___ PROVIDED MATERIAL ___
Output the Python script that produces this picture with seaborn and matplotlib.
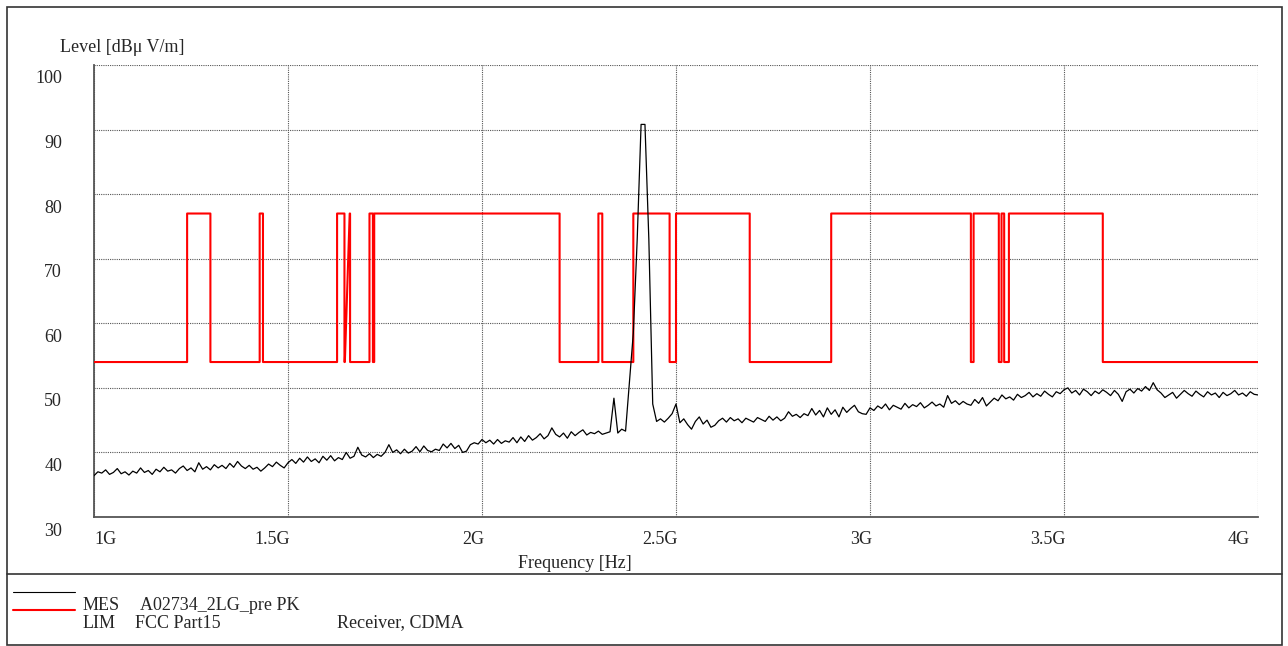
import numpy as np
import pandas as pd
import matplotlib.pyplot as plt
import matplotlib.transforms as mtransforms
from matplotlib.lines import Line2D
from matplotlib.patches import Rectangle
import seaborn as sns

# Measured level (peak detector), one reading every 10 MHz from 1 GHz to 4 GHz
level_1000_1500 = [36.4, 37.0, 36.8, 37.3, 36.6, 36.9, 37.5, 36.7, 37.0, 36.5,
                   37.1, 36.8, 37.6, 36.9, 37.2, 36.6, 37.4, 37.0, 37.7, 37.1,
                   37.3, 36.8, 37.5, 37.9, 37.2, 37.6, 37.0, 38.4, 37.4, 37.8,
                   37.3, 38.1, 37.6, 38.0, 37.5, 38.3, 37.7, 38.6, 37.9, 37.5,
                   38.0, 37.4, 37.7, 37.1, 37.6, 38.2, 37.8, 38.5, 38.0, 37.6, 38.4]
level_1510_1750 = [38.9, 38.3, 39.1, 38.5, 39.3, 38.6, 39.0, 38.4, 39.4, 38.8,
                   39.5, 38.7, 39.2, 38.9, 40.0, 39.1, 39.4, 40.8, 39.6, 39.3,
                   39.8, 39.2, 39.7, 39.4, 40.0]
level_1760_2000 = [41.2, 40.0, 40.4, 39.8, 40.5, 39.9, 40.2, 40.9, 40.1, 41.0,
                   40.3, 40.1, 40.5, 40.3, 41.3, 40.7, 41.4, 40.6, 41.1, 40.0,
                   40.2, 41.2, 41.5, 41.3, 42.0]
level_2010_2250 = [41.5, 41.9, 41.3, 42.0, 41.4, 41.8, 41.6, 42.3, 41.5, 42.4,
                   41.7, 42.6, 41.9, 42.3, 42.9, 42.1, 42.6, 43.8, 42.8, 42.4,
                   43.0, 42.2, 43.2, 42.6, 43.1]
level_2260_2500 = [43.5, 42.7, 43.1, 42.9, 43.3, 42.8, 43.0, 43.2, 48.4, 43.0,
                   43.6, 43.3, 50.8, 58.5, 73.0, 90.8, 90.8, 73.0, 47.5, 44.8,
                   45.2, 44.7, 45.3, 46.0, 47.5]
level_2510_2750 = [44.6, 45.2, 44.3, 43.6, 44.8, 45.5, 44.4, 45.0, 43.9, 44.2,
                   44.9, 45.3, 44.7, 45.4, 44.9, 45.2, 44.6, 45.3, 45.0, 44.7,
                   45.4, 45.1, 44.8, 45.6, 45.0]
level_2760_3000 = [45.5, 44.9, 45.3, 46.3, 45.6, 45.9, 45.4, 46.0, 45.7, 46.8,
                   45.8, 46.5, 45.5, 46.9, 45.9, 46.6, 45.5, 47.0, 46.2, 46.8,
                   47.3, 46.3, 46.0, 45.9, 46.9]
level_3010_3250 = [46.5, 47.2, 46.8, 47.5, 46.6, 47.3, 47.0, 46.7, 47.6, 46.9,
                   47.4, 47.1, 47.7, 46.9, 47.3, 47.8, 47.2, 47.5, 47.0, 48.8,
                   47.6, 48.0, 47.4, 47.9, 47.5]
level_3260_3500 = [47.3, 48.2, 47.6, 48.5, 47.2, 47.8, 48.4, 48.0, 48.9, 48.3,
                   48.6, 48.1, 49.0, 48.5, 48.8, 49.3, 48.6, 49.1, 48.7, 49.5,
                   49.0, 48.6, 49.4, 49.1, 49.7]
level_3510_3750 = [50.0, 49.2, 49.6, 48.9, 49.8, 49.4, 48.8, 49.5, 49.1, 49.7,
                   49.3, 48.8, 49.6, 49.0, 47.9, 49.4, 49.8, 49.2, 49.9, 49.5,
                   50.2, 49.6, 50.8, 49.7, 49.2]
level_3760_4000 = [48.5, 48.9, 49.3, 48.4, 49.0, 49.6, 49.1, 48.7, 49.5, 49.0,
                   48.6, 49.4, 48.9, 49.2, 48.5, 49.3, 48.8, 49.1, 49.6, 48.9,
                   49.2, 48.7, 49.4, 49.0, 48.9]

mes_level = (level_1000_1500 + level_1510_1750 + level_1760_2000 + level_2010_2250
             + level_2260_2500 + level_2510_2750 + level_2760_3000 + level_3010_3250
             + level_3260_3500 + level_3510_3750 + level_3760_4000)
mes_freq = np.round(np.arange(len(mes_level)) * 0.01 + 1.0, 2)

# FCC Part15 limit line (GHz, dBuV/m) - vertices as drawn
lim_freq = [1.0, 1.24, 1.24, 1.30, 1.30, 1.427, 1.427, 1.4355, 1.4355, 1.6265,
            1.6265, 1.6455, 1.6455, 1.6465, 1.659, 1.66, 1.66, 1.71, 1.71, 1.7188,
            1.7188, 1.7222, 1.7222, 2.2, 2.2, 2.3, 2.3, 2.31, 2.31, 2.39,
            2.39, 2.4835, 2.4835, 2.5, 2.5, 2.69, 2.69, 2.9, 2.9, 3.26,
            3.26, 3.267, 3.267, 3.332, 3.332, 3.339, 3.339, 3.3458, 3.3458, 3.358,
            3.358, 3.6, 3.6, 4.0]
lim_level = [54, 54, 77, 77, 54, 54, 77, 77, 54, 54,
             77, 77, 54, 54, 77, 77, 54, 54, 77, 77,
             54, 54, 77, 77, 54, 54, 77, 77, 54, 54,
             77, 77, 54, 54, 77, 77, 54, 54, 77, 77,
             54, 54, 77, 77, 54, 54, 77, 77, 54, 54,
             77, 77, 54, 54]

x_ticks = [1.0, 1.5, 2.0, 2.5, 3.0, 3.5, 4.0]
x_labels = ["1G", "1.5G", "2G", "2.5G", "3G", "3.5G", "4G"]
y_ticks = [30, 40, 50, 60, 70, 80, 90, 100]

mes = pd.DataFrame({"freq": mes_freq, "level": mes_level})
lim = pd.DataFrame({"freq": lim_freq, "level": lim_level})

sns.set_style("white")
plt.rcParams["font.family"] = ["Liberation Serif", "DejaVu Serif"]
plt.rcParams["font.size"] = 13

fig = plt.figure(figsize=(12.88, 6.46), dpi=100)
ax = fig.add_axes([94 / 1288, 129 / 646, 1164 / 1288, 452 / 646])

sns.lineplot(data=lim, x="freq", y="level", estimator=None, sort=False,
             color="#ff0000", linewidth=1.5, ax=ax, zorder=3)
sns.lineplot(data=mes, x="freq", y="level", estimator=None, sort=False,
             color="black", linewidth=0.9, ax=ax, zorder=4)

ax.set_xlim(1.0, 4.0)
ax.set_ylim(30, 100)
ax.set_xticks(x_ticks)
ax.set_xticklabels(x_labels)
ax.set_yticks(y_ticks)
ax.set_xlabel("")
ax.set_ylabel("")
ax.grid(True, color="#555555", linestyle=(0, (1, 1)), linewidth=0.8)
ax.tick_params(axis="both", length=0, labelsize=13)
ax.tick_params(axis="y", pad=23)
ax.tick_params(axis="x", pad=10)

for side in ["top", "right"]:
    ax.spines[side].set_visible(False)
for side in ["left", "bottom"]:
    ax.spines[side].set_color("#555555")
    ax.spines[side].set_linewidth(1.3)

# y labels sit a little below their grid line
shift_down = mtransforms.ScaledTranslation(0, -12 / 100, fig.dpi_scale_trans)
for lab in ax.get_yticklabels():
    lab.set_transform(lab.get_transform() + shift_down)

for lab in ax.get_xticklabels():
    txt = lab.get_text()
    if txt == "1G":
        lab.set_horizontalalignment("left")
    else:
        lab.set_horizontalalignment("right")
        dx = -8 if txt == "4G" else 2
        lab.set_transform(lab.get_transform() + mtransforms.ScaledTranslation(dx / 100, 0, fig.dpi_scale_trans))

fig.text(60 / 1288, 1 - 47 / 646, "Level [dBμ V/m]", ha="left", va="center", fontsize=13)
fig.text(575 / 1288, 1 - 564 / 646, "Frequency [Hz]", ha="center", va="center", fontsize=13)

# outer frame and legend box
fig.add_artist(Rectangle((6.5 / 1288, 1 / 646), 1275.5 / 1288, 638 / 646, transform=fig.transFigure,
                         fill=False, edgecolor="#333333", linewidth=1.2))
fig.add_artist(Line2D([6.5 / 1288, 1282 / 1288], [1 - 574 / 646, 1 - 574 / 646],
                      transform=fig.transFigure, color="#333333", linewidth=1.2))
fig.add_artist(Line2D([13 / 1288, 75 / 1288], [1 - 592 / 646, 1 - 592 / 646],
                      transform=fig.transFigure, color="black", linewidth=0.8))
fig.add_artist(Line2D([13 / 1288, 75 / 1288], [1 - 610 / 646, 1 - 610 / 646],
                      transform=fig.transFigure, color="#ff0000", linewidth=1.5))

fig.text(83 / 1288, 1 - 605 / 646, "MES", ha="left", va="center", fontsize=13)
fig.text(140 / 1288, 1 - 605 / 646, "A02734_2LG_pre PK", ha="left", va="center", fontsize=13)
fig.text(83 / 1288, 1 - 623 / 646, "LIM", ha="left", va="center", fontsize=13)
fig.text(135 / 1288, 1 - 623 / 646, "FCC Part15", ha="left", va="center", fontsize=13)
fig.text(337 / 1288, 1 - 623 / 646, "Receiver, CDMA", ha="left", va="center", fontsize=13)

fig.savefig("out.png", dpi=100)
___
PROBLEM STATEMENT: Repeat, exactly and in full, each line from the start of the data to the line that contains "import seaborn as sns". Pictures do not go in.

RESULT:
Output the Python script that produces this picture with seaborn and matplotlib.
import numpy as np
import pandas as pd
import matplotlib.pyplot as plt
import matplotlib.transforms as mtransforms
from matplotlib.lines import Line2D
from matplotlib.patches import Rectangle
import seaborn as sns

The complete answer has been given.